Our dog Kate was a healthy 150-pound St. Bernard, large by any measure. Like all dogs with over-sized cheeks, she drooled – long, stringy spit Dad called “zingers” because when she shook her massive head they would let loose, fly, and stick to anything within 12 feet: a cupboard door, the TV screen, an unsuspecting visitor’s pant leg.

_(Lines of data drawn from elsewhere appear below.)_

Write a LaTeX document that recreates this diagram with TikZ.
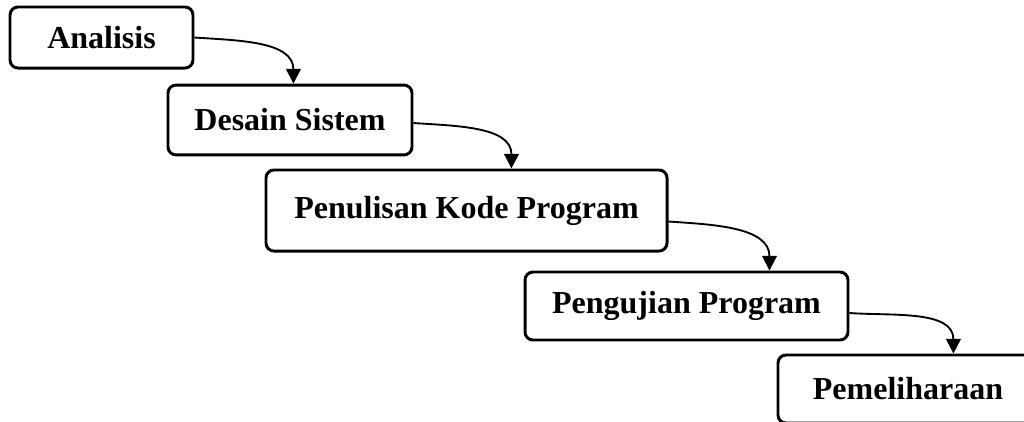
\documentclass[tikz,border=0pt]{standalone}
\usepackage{fontspec}
\setmainfont{Liberation Serif}
\usetikzlibrary{arrows.meta, calc}

\begin{document}
\begin{tikzpicture}[
    x=0.375pt, y=0.375pt,
    box/.style={draw, rounded corners=3pt, line width=1.1pt, align=center, inner sep=0pt,
                font=\fontsize{12}{14}\selectfont\bfseries},
    arr/.style={-{Triangle[length=5.5pt,width=5.5pt]}, line width=0.7pt}
]
\path[use as bounding box, clip] (0,0) rectangle (1024,-421);

\node[box, minimum width=68.6pt, minimum height=22.9pt] (ana) at (101.5,-37.5) {Analisis};
\node[box, minimum width=91.5pt, minimum height=26.2pt] (desain) at (290,-120) {Desain Sistem};
\node[box, minimum width=150.4pt, minimum height=30.4pt] (kode) at (466.5,-210.5) {Penulisan Kode Program};
\node[box, minimum width=121.1pt, minimum height=25.5pt] (uji) at (686.5,-306) {Pengujian Program};
\node[box, minimum width=97.5pt, minimum height=25.5pt] (pelihara) at (908,-389) {Pemeliharaan};

% x of each arrow tip
\coordinate (t1) at ($(ana.east)+(99,0)$);
\coordinate (t2) at ($(desain.east)+(98,0)$);
\coordinate (t3) at ($(kode.east)+(101,0)$);
\coordinate (t4) at ($(uji.east)+(104,0)$);

\draw[arr] (ana.east) to[out=-4,in=90] (t1 |- desain.north);
\draw[arr] ($(desain.east)+(0,-3)$) to[out=-4,in=90] (t2 |- kode.north);
\draw[arr] ($(kode.east)+(0,-11)$) to[out=-4,in=90] (t3 |- uji.north);
\draw[arr] ($(uji.east)+(0,-7)$) to[out=-4,in=90] (t4 |- pelihara.north);
\end{tikzpicture}
\end{document}
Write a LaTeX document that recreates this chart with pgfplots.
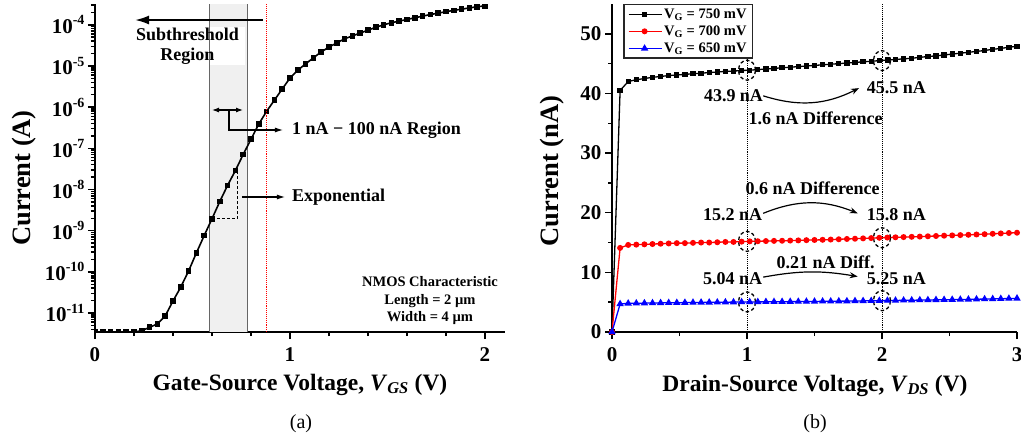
\documentclass[border=0pt]{standalone}
\usepackage{fontspec}
\setmainfont{Liberation Serif}
\usepackage{pgfplots}
\usepackage{pgfplotstable}
\pgfplotsset{compat=1.18}
\usetikzlibrary{arrows.meta}

\newcommand{\tickfont}{\fontsize{21}{24}\selectfont\bfseries}
\newcommand{\annfont}{\fontsize{18}{21}\selectfont\bfseries}
\newcommand{\smfont}{\fontsize{14.5}{17.5}\selectfont\bfseries}
\newcommand{\xlabfont}{\fontsize{23.5}{28}\selectfont\bfseries}
\newcommand{\ylabfont}{\fontsize{26.5}{30}\selectfont\bfseries}
\newcommand{\sx}[1]{\raisebox{0.42em}{\fontsize{14}{14}\selectfont\bfseries #1}}

\pgfplotstableread{
x y
0.00 3.45e-12
0.04 3.45e-12
0.08 3.45e-12
0.12 3.45e-12
0.16 3.45e-12
0.20 3.45e-12
0.24 3.7e-12
0.28 4.5e-12
0.32 5.4e-12
0.36 8.5e-12
0.40 1.95e-11
0.44 4.27e-11
0.48 1.05e-10
0.52 2.88e-10
0.56 7.6e-10
0.60 1.95e-9
0.64 5.1e-9
0.68 1.26e-8
0.72 2.88e-8
0.76 7.1e-8
0.80 1.66e-7
0.84 3.9e-7
0.88 7.9e-7
0.92 1.48e-6
0.96 2.75e-6
1.00 5.1e-6
1.04 7.9e-6
1.08 1.12e-5
1.12 1.58e-5
1.16 2.19e-5
1.20 2.88e-5
1.24 3.63e-5
1.28 4.57e-5
1.32 5.37e-5
1.36 6.31e-5
1.40 7.41e-5
1.44 8.71e-5
1.48 1.0e-4
1.52 1.12e-4
1.56 1.23e-4
1.60 1.35e-4
1.64 1.48e-4
1.68 1.62e-4
1.72 1.78e-4
1.76 1.91e-4
1.80 2.09e-4
1.84 2.24e-4
1.88 2.40e-4
1.92 2.57e-4
1.96 2.75e-4
2.00 2.88e-4
}\ida

\pgfplotstableread{
x k r b
0.00 0 0 0
0.06 40.5 14.1 4.7
0.12 42.0 14.6 4.8
0.18 42.3 14.65 4.82
0.24 42.5 14.7 4.84
0.30 42.7 14.75 4.86
0.36 42.85 14.8 4.88
0.42 43.0 14.85 4.9
0.48 43.1 14.9 4.91
0.54 43.2 14.9 4.93
0.60 43.3 14.95 4.94
0.66 43.4 15.0 4.96
0.72 43.5 15.0 4.97
0.78 43.6 15.05 4.98
0.84 43.7 15.1 5.0
0.90 43.75 15.1 5.01
0.96 43.85 15.15 5.03
1.02 43.9 15.2 5.04
1.08 44.0 15.22 5.05
1.14 44.1 15.25 5.06
1.20 44.2 15.28 5.07
1.26 44.3 15.3 5.08
1.32 44.4 15.33 5.09
1.38 44.5 15.36 5.1
1.44 44.6 15.4 5.11
1.50 44.7 15.43 5.12
1.56 44.8 15.46 5.14
1.62 44.9 15.5 5.15
1.68 45.0 15.55 5.17
1.74 45.1 15.6 5.18
1.80 45.2 15.64 5.2
1.86 45.3 15.7 5.22
1.92 45.4 15.75 5.23
1.98 45.5 15.8 5.25
2.04 45.6 15.84 5.27
2.10 45.7 15.88 5.29
2.16 45.8 15.92 5.31
2.22 45.9 15.96 5.33
2.28 46.05 16.0 5.35
2.34 46.2 16.05 5.37
2.40 46.3 16.1 5.39
2.46 46.45 16.15 5.41
2.52 46.6 16.2 5.43
2.58 46.75 16.25 5.45
2.64 46.9 16.3 5.47
2.70 47.05 16.35 5.5
2.76 47.2 16.4 5.52
2.82 47.4 16.47 5.55
2.88 47.55 16.53 5.58
2.94 47.75 16.6 5.61
3.00 47.9 16.65 5.64
}\idb

\pgfplotsset{
  mystyle/.style={
    scale only axis, anchor=south west,
    axis lines*=left, axis line style={line width=2pt,-},
    tick align=outside, major tick length=7pt, minor tick length=4pt,
    every tick/.style={black, line width=1.4pt},
    ticklabel style={font=\tickfont},
    /pgf/number format/assume math mode=true,
  }
}

\begin{document}
\begin{tikzpicture}
\useasboundingbox (0pt,0pt) rectangle (1021pt,440pt);

% ---------------- panel (a)
\begin{axis}[mystyle,
  at={(95pt,108pt)}, width=410pt, height=328pt,
  xmin=0, xmax=2.1026, ymode=log, ymin=3.45e-12, ymax=3.2e-4,
  xtick={0,1,2}, minor xtick={0.2,0.4,0.6,0.8,1.2,1.4,1.6,1.8},
  ytick={1e-11,1e-10,1e-9,1e-8,1e-7,1e-6,1e-5,1e-4},
  yticklabels={10\sx{-11},10\sx{-10},10\sx{-9},10\sx{-8},10\sx{-7},10\sx{-6},10\sx{-5},10\sx{-4}},
  minor ytick={4e-12,5e-12,6e-12,7e-12,8e-12,9e-12,
    2e-11,3e-11,4e-11,5e-11,6e-11,7e-11,8e-11,9e-11,
    2e-10,3e-10,4e-10,5e-10,6e-10,7e-10,8e-10,9e-10,
    2e-9,3e-9,4e-9,5e-9,6e-9,7e-9,8e-9,9e-9,
    2e-8,3e-8,4e-8,5e-8,6e-8,7e-8,8e-8,9e-8,
    2e-7,3e-7,4e-7,5e-7,6e-7,7e-7,8e-7,9e-7,
    2e-6,3e-6,4e-6,5e-6,6e-6,7e-6,8e-6,9e-6,
    2e-5,3e-5,4e-5,5e-5,6e-5,7e-5,8e-5,9e-5,
    2e-4,3e-4},
  xticklabel style={yshift=-5pt},
  clip marker paths=true,
]
\fill[black!6] (rel axis cs:0.2782,0) rectangle (rel axis cs:0.371,1);
\fill[white] (rel axis cs:0.2805,0.814) rectangle (rel axis cs:0.366,0.930);
\draw[black!60, line width=0.9pt] (rel axis cs:0.2782,0) -- (rel axis cs:0.2782,1);
\draw[black!60, line width=0.9pt] (rel axis cs:0.371,0) -- (rel axis cs:0.371,1);
\addplot[draw=black, line width=1.6pt, mark=square*, mark size=2pt, mark options={solid, draw=black, fill=black}] table[x=x,y=y] {\ida};
\begin{scope}
\draw[color=red, densely dotted, line width=0.9pt] (rel axis cs:0.4185,0) -- (rel axis cs:0.4185,1);
\end{scope}
\node[font=\annfont, align=center, inner sep=0pt, text=black] at (rel axis cs:0.2256,0.872) {Subthreshold\\[-1pt]Region};
\draw[black, line width=2pt, -{Latex[length=14pt,width=9pt]}] (rel axis cs:0.4098,0.9512) -- (rel axis cs:0.0976,0.9512);
\draw[black, line width=1.1pt, {Latex[length=7pt,width=5pt]}-{Latex[length=7pt,width=5pt]}] (rel axis cs:0.2854,0.6768) -- (rel axis cs:0.361,0.6768);
\draw[black, line width=1.1pt, -{Latex[length=8pt,width=5pt]}] (rel axis cs:0.3268,0.6768) -- (rel axis cs:0.3268,0.6159) -- (rel axis cs:0.4585,0.6159);
\node[font=\annfont, anchor=west, inner sep=0pt] at (rel axis cs:0.4805,0.6159) {1 nA − 100 nA Region};
\draw[black, line width=1.1pt, -{Latex[length=8pt,width=5pt]}] (rel axis cs:0.3585,0.4116) -- (rel axis cs:0.4634,0.4116);
\node[font=\annfont, anchor=west, inner sep=0pt] at (rel axis cs:0.4805,0.4116) {Exponential};
\draw[black, line width=1.1pt, dash pattern=on 3pt off 2pt] (axis cs:0.6,1.95e-9) -- (axis cs:0.73,1.95e-9) -- (axis cs:0.73,2.88e-8);
\node[font=\smfont, align=center, inner sep=0pt] at (rel axis cs:0.817,0.0945) {NMOS Characteristic\\Length = 2 µm\\Width = 4 µm};
\end{axis}

% ---------------- panel (b)
\begin{axis}[mystyle,
  at={(612pt,108pt)}, width=405pt, height=328pt,
  xmin=0, xmax=3, ymin=0, ymax=55,
  xtick={0,1,2,3}, minor xtick={0.5,1.5,2.5},
  ytick={0,10,20,30,40,50}, minor ytick={5,15,25,35,45},
  xticklabel style={yshift=-5pt},
  legend style={at={(0.028,1)}, anchor=north west, draw=black!85, line width=1.2pt,
    font=\smfont, fill=white, inner xsep=4pt, inner ysep=2pt, row sep=2pt,
    cells={anchor=west}},
  legend image code/.code={\draw[mark repeat=2,mark phase=2,#1] plot coordinates {(0pt,0pt) (16pt,0pt) (33pt,0pt)};},
]
\draw[black, densely dotted, line width=0.9pt] (axis cs:1,0) -- (axis cs:1,55);
\draw[black, densely dotted, line width=0.9pt] (axis cs:2,0) -- (axis cs:2,55);
\addplot[black, line width=1.3pt, mark=square*, mark size=2pt] table[x=x,y=k] {\idb};
\addlegendentry{V\textsubscript{G} = 750 mV}
\addplot[red, line width=1.3pt, mark=*, mark size=2.3pt] table[x=x,y=r] {\idb};
\addlegendentry{V\textsubscript{G} = 700 mV}
\addplot[blue, line width=1.3pt, mark=triangle*, mark size=3pt] table[x=x,y=b] {\idb};
\addlegendentry{V\textsubscript{G} = 650 mV}
\draw[black, line width=1.3pt, dash pattern=on 3.5pt off 2.5pt] (axis cs:1,43.9) ellipse [x radius=8.5pt, y radius=10pt];
\draw[black, line width=1.3pt, dash pattern=on 3.5pt off 2.5pt] (axis cs:2,45.5) ellipse [x radius=8.5pt, y radius=10pt];
\draw[black, line width=1.3pt, dash pattern=on 3.5pt off 2.5pt] (axis cs:1,15.2) ellipse [x radius=8.5pt, y radius=10pt];
\draw[black, line width=1.3pt, dash pattern=on 3.5pt off 2.5pt] (axis cs:2,15.8) ellipse [x radius=8.5pt, y radius=10pt];
\draw[black, line width=1.3pt, dash pattern=on 3.5pt off 2.5pt] (axis cs:1,5.04) ellipse [x radius=8.5pt, y radius=10pt];
\draw[black, line width=1.3pt, dash pattern=on 3.5pt off 2.5pt] (axis cs:2,5.25) ellipse [x radius=8.5pt, y radius=10pt];
\node[font=\annfont] at (axis cs:0.90,39.6) {43.9 nA};
\node[font=\annfont] at (axis cs:2.107,40.9) {45.5 nA};
\node[font=\annfont] at (axis cs:1.508,35.9) {1.6 nA Difference};
\node[font=\annfont] at (axis cs:1.486,24.1) {0.6 nA Difference};
\node[font=\annfont] at (axis cs:0.894,19.6) {15.2 nA};
\node[font=\annfont] at (axis cs:2.107,19.6) {15.8 nA};
\node[font=\annfont] at (axis cs:1.582,11.7) {0.21 nA Diff.};
\node[font=\annfont] at (axis cs:0.894,8.9) {5.04 nA};
\node[font=\annfont] at (axis cs:2.107,8.9) {5.25 nA};
\draw[black, line width=1.2pt, -{Stealth[length=8pt,width=6pt]}] (axis cs:1.12,39.6) to[bend right=22] (axis cs:1.83,40.9);
\draw[black, line width=1.2pt, -{Stealth[length=8pt,width=6pt]}] (axis cs:1.12,19.9) to[bend left=22] (axis cs:1.82,19.9);
\draw[black, line width=1.2pt, -{Stealth[length=8pt,width=6pt]}] (axis cs:1.12,9.2) to[bend left=10] (axis cs:1.82,9.3);
\end{axis}

% ---------------- labels
\node[font=\ylabfont, rotate=90] at (24pt,262pt) {Current (A)};
\node[font=\ylabfont, rotate=90] at (552pt,269pt) {Current (nA)};
\node[font=\xlabfont, anchor=base] at (300pt,50pt) {Gate-Source Voltage, \textit{V}\textsubscript{\textit{GS}} (V)};
\node[font=\xlabfont, anchor=base] at (815pt,49pt) {Drain-Source Voltage, \textit{V}\textsubscript{\textit{DS}} (V)};
\node[font=\fontsize{20}{24}\selectfont, anchor=base] at (301pt,12pt) {(a)};
\node[font=\fontsize{20}{24}\selectfont, anchor=base] at (815pt,12pt) {(b)};
\end{tikzpicture}
\end{document}
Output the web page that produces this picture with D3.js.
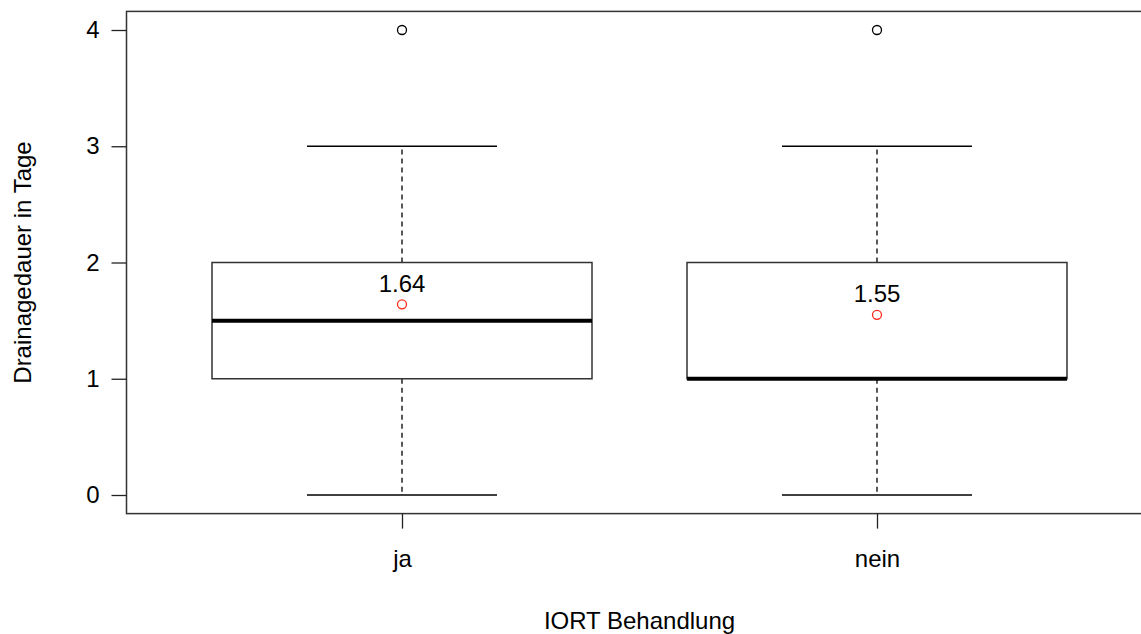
<!DOCTYPE html>
<html><head><meta charset="utf-8">
<script src="https://cdn.jsdelivr.net/npm/d3@7"></script>
<style>body{margin:0;background:#fff}svg{display:block}text{font-family:"Liberation Sans",Arial,sans-serif;fill:#000}</style>
</head><body>
<svg id="c" width="1141" height="634"></svg>
<script>
const groups = ["ja", "nein"];
const q1 = [1, 1];
const medians = [1.5, 1];
const q3 = [2, 2];
const whiskerLow = [0, 0];
const whiskerHigh = [3, 3];
const outliers = [[4], [4]];
const means = [1.64, 1.55];
const yTicks = [0, 1, 2, 3, 4];
const xLabel = "IORT Behandlung";
const yLabel = "Drainagedauer in Tage";

const svg = d3.select("#c");
const fs = 24;
const x = d3.scaleLinear().domain([0.42, 2.58]).range([126.5, 1152.5]);
const y = d3.scaleLinear().domain([-0.16, 4.16]).range([513.6, 11.4]);
const lineCol = "#000";

// plot frame
svg.append("rect").attr("x", x(0.42)).attr("y", y(4.16))
  .attr("width", x(2.58) - x(0.42)).attr("height", y(-0.16) - y(4.16))
  .attr("fill", "none").attr("stroke", "#333").attr("stroke-width", 1.5);

// y axis
const yAxis = d3.axisLeft(y).tickValues(yTicks).tickSize(15).tickPadding(12).tickFormat(d3.format("d"));
const ya = svg.append("g").attr("transform", `translate(${x(0.42)},0)`).call(yAxis);
ya.select(".domain").remove();
ya.selectAll("line").attr("stroke", "#222").attr("stroke-width", 1.3);
ya.selectAll("text").attr("font-size", fs).attr("font-family", "Liberation Sans, Arial, sans-serif").attr("fill", "#000");

// x axis
const xAxis = d3.axisBottom(x).tickValues([1, 2]).tickSize(15).tickPadding(21).tickFormat((d) => groups[d - 1]);
const xa = svg.append("g").attr("transform", `translate(0,${y(-0.16)})`).call(xAxis);
xa.select(".domain").remove();
xa.selectAll("line").attr("stroke", "#222").attr("stroke-width", 1.3);
xa.selectAll("text").attr("font-size", fs).attr("font-family", "Liberation Sans, Arial, sans-serif").attr("fill", "#000");

// boxes
const bw = 0.4, cw = 0.2;
groups.forEach((g, i) => {
  const c = i + 1;
  const G = svg.append("g");
  G.append("line").attr("x1", x(c)).attr("x2", x(c)).attr("y1", y(q3[i])).attr("y2", y(whiskerHigh[i]))
    .attr("stroke", lineCol).attr("stroke-width", 1.3).attr("stroke-dasharray", "5,4");
  G.append("line").attr("x1", x(c)).attr("x2", x(c)).attr("y1", y(q1[i])).attr("y2", y(whiskerLow[i]))
    .attr("stroke", lineCol).attr("stroke-width", 1.3).attr("stroke-dasharray", "5,4");
  [whiskerHigh[i], whiskerLow[i]].forEach(v => {
    G.append("line").attr("x1", x(c - cw)).attr("x2", x(c + cw)).attr("y1", y(v)).attr("y2", y(v))
      .attr("stroke", lineCol).attr("stroke-width", 1.3);
  });
  G.append("rect").attr("x", x(c - bw)).attr("y", y(q3[i]))
    .attr("width", x(c + bw) - x(c - bw)).attr("height", y(q1[i]) - y(q3[i]))
    .attr("fill", "#fff").attr("stroke", "#333").attr("stroke-width", 1.5);
  G.append("line").attr("x1", x(c - bw)).attr("x2", x(c + bw)).attr("y1", y(medians[i])).attr("y2", y(medians[i]))
    .attr("stroke", "#000").attr("stroke-width", 4);
  outliers[i].forEach(v => {
    G.append("circle").attr("cx", x(c)).attr("cy", y(v)).attr("r", 4.5)
      .attr("fill", "none").attr("stroke", "#000").attr("stroke-width", 1.3);
  });
  G.append("circle").attr("cx", x(c)).attr("cy", y(means[i])).attr("r", 4.5)
    .attr("fill", "none").attr("stroke", "#ff2a1a").attr("stroke-width", 1.3);
  G.append("text").attr("x", x(c)).attr("y", y(means[i]) - 21).attr("dy", "0.35em")
    .attr("text-anchor", "middle").attr("font-size", fs).text(means[i].toFixed(2));
});

svg.append("text").attr("x", x(1.5)).attr("y", 621).attr("dy", "0.35em").attr("text-anchor", "middle")
  .attr("font-size", fs).text(xLabel);
svg.append("text").attr("transform", `translate(23,${y(2)}) rotate(-90)`).attr("dy", "0.35em")
  .attr("text-anchor", "middle").attr("font-size", fs).text(yLabel);
</script>
</body></html>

Recently I have discovered upon waking up there is often a slick of cold saliva on my pillow. Thanks to age and gravity, like Katie the St. Bernard, I now have over-sized cheeks, or – as the plastic surgeon calls them – dewlaps.

Lost Things

I fear losing this world.
Silly. I won’t be here
when the sun goes
supernova. Even if
I live another 50 years
I probably won’t see the
last of the precious metals
used to build our playthings
dug from the earth.
I wonder what we’ll eat
that is fresh and juicy
when the sweet drone
of pollinators has been silenced.

I’ve heard people say,
perhaps with hope,
that the earth will survive
the human assault while
causing our own annihilation.
I doubt that. We’re insidiously
wired to populate, programmed
to look beyond our star, to
load up the Conestoga wagon
and hit the Milky Way trail.
We’ll leave landfills
and cesspools behind us
to burn, marked by the
crosses of elephant bones.

Smarter than your average spider

I hurried across the wet grass to where the outdoor cats were waiting for their breakfast. I wished I could slow down to enjoy the morning, still dim and cool, but I was late, always late on workdays. Every morning I forgot to duck the spider’s home strung across the path. Every time I screeched when the gauzy string hit my forehead and dragged through my hair. Every day I redirected the spider, shiny and black, scolding it as I moved one of the strands, “Why can’t you stay in the tree?” Surely one of us could learn. Hopefully the one with cobweb stuck to her glasses.

Update: The spider moved her web up two branches last night.